Dec. 18, 2012
By JACK BOGACZYK
HUNTINGTON – Marshall’s football program expects to start its next growth spurt today.
The midyear signing period for junior college players opens, and the Thundering Herd will be watching the football office fax machine for the first signees for 2013.
“Hopefully, we’ll get at least two,” JaJuan Seider, Marshall’s recruiting coordinator and running backs coach, said. “If we get more than that (during the early period), it will surprise us, too.
“We should fill one of our needs at safety, and hopefully we’ll get a defensive end out there to help us.” Seider called that player “a pass rusher, somebody who can come in a little more mature who can get to the quarterback.
“We might expect more (signees) than that, but things happen; kids go other places.”
The players cannot be named on a university-based website, according to NCAA rules, until they sign National letters of Intent or enroll in school. Any players that sign in the midyear period (through mid-January) are expected to enroll at MU next month.
Coach Doc Holliday’s program has 11 verbal commitments to date, according to recruiting service websites. Holliday will have an offseason press conference at Edwards Stadium on Wednesday afternoon, and if the NLIs are in by then, he will discuss the signees.
“We’ve been relentless; we’re still pursuing,” said Seider, who interrupted an interview to take a phone call and returned, smiling, to say, “Recruiting never stops.”
Seider said Marshall expects to have a 2013 signing class total of “a range 21 or 22, maybe one more, depending on how things fall.”
That number includes “at least five” players, Seider, said, who were already enrolled this semester as academic non-qualifiers, and will count toward the 2013 class.
Getting one of the available scholarships, too, is rising sophomore Tyler Williams
, who was the nation’s top freshman punter (45.2 yards per kick) this season and set the Marshall school record for single-season punting average.
“Tyler really deserves it,” Seider said. “He did a really great job for us, especially for a freshman.”
Seider said record-setting performances by young players like Williams, quarterback Rakeem Cato, slot receiver Tommy Shuler and linebacker D.J. Hunter are helping drive Herd success with prospects.
“They see guys like that come here and have success early on and they figure they can do the same thing, have an impact,” Seider said. “Rakeem Cato is a big name down in south Florida, bigger in Miami than (Louisville QB) Teddy Bridgewater, bigger than (West Virginia’s) Geno Smith.
“He’s the Dade County (high school) career passing leader, and he comes here, with Shuler, and they put up the kind of numbers they put up.

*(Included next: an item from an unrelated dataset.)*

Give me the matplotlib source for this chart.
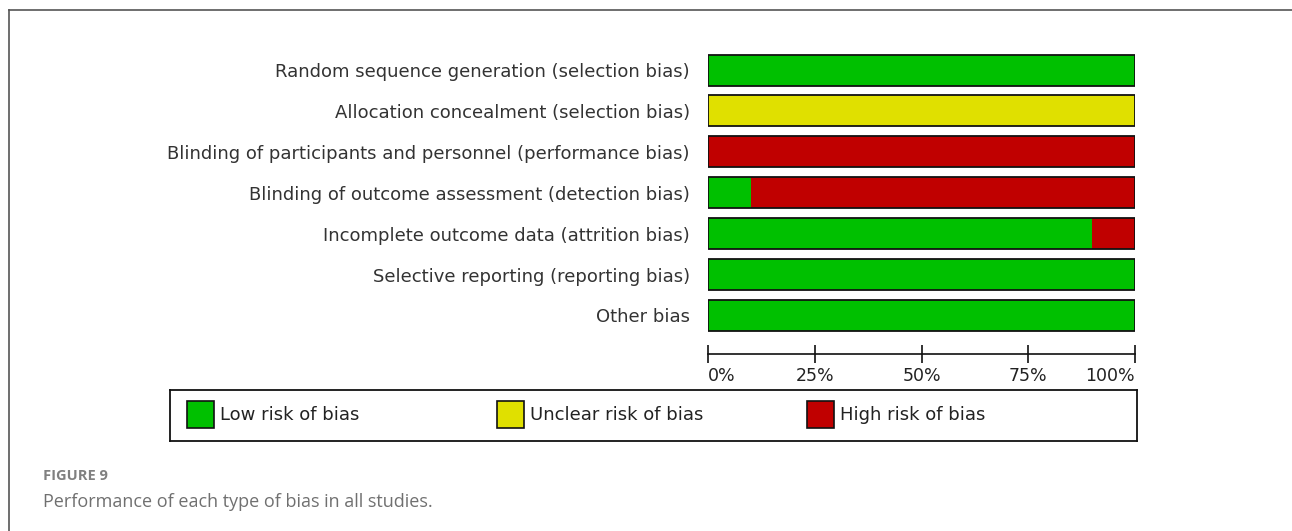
import matplotlib
matplotlib.use("Agg")
import matplotlib.pyplot as plt
from matplotlib.patches import Rectangle
from matplotlib.lines import Line2D

categories = [
    "Random sequence generation (selection bias)",
    "Allocation concealment (selection bias)",
    "Blinding of participants and personnel (performance bias)",
    "Blinding of outcome assessment (detection bias)",
    "Incomplete outcome data (attrition bias)",
    "Selective reporting (reporting bias)",
    "Other bias",
]
low_risk = [100, 0, 0, 10, 90, 100, 100]
unclear_risk = [0, 100, 0, 0, 0, 0, 0]
high_risk = [0, 0, 100, 90, 10, 0, 0]
series_names = ["Low risk of bias", "Unclear risk of bias", "High risk of bias"]
series_colors = ["#00C000", "#E0E000", "#C00000"]
x_ticks = [0, 25, 50, 75, 100]
x_ticklabels = ["0%", "25%", "50%", "75%", "100%"]

W, H = 1292, 531
fig = plt.figure(figsize=(W / 100, H / 100), dpi=100)
fig.patch.set_facecolor("white")

def fx(x):
    return x / W

def fy(y):
    return 1 - y / H

# outer frame (top and left only)
fig.add_artist(Line2D([fx(9), 1], [fy(10), fy(10)], color="#555555", lw=1.2))
fig.add_artist(Line2D([fx(9), fx(9)], [fy(10), 0], color="#555555", lw=1.2))

# main axes
top_px, bot_px = 50, 354
ax = fig.add_axes([fx(708), fy(bot_px), (1135 - 708) / W, (bot_px - top_px) / H])
row0, pitch = 70.0, 40.9
ax.set_ylim((bot_px - row0) / pitch, (top_px - row0) / pitch)
ax.set_xlim(0, 100)
ypos = list(range(len(categories)))
bh = 31 / pitch

left = [0] * len(categories)
for vals, col in zip([low_risk, unclear_risk, high_risk], series_colors):
    ax.barh(ypos, vals, left=left, height=bh, color=col, edgecolor="none", linewidth=0)
    left = [l + v for l, v in zip(left, vals)]
ax.barh(ypos, left, height=bh, fill=False, edgecolor="#111111", linewidth=1.3)

for s in ["top", "right", "left"]:
    ax.spines[s].set_visible(False)
ax.spines["bottom"].set_color("#111111")
ax.spines["bottom"].set_linewidth(1.2)
ax.set_xticks(x_ticks)
ax.set_xticklabels(x_ticklabels, fontfamily="DejaVu Sans", fontsize=12.5, color="#222222")
tl = ax.get_xticklabels()
tl[0].set_ha("left")
tl[-1].set_ha("right")
ax.tick_params(axis="x", direction="inout", length=13, width=1.2, color="#111111", pad=3)
ax.set_yticks(ypos)
ax.set_yticklabels(categories, fontfamily="DejaVu Sans", fontsize=13, color="#333333")
ax.tick_params(axis="y", length=0, pad=13)
ax.patch.set_alpha(0)

# legend box
lax = fig.add_axes([fx(170), fy(441), (1137 - 170) / W, (441 - 390) / H])
lax.set_xlim(0, 1137 - 170)
lax.set_ylim(51, 0)
lax.set_xticks([])
lax.set_yticks([])
for s in lax.spines.values():
    s.set_color("#111111")
    s.set_linewidth(1.3)
patch_x = [187, 497, 807]
for px, name, col in zip(patch_x, series_names, series_colors):
    x0 = px - 170
    lax.add_patch(Rectangle((x0, 11), 27, 27, facecolor=col, edgecolor="#111111", linewidth=1.2))
    lax.text(x0 + 33, 25, name, fontfamily="DejaVu Sans", fontsize=13, color="#222222",
             va="center", ha="left")

# caption
fig.text(fx(43), fy(476), "FIGURE 9", fontfamily="Open Sans", fontsize=10.5, fontweight="bold",
         color="#808080", va="center", ha="left")
fig.text(fx(43), fy(502), "Performance of each type of bias in all studies.", fontfamily="Open Sans",
         fontsize=13, color="#707070", va="center", ha="left")

fig.savefig("out.png", dpi=100, facecolor="white")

They brought what they were doing down there here to Marshall. That’s how we get an (2012 signee and cornerback) A. J. Leggett.
“We get a lot of credit, us coaches, but our kids are our best recruiters, because they’re showing other kids what they can do.”
Seider said that when the signing class is finished, he expects the Herd will be able to fill its needs.
“We’ve got to get some guys who can play in the back end, safeties,” Seider said, as the Herd loses both safety starters in Boston College graduate transfers Dominick LeGrande and Okechukwu Okoroha. “That’s the No. 1 priority.
“Maybe another linebacker or two, depending on how stuff falls ... We haven’t got much left (beyond commitments and those who sat out and count this year), because the class is about full.
“We need to try and get older at offensive tackle, because we’re going to lose three guys there next year (Garrett Scott, Jordan Jeffries, Gage Niemeyer), so if we can get one in, then we can continue to let the young kids grow up.
“I think we did a good job filling inside with young kids early; we’ve got some commitment kids we are really high on, think we did a really good job of addressing needs on the offensive line – real blue-collar guys who want to work, tough kids.
“We’ve got some receivers who we really like. Everyone we have committed right now, we really, really like. We had a need there. We knew we had to sign at least three wide receivers because we lost three seniors. We like to stay at 12 scholarship guys there, especially the way we play uptempo, you end up playing 100 plays a game, you’ve got to rotate those guys.
“Really, that’s about it.”
Meanwhile, Seider, Holliday and the staff look ahead, too. The recruiting coordinator said he’s already focused on “about 100” prospects for the Class of 2014, which he said “will be a larger class because we’ll be replacing the seniors from (this staff’s) first class (of 2010).
As for the 2013 class, Seider said there is one possibility for which the Herd can’t plan.
“This class is big about filling needs,” Seider said. “You never not take the best player available out there at the end, too. Never turn down a great one – that’s our mentality here.”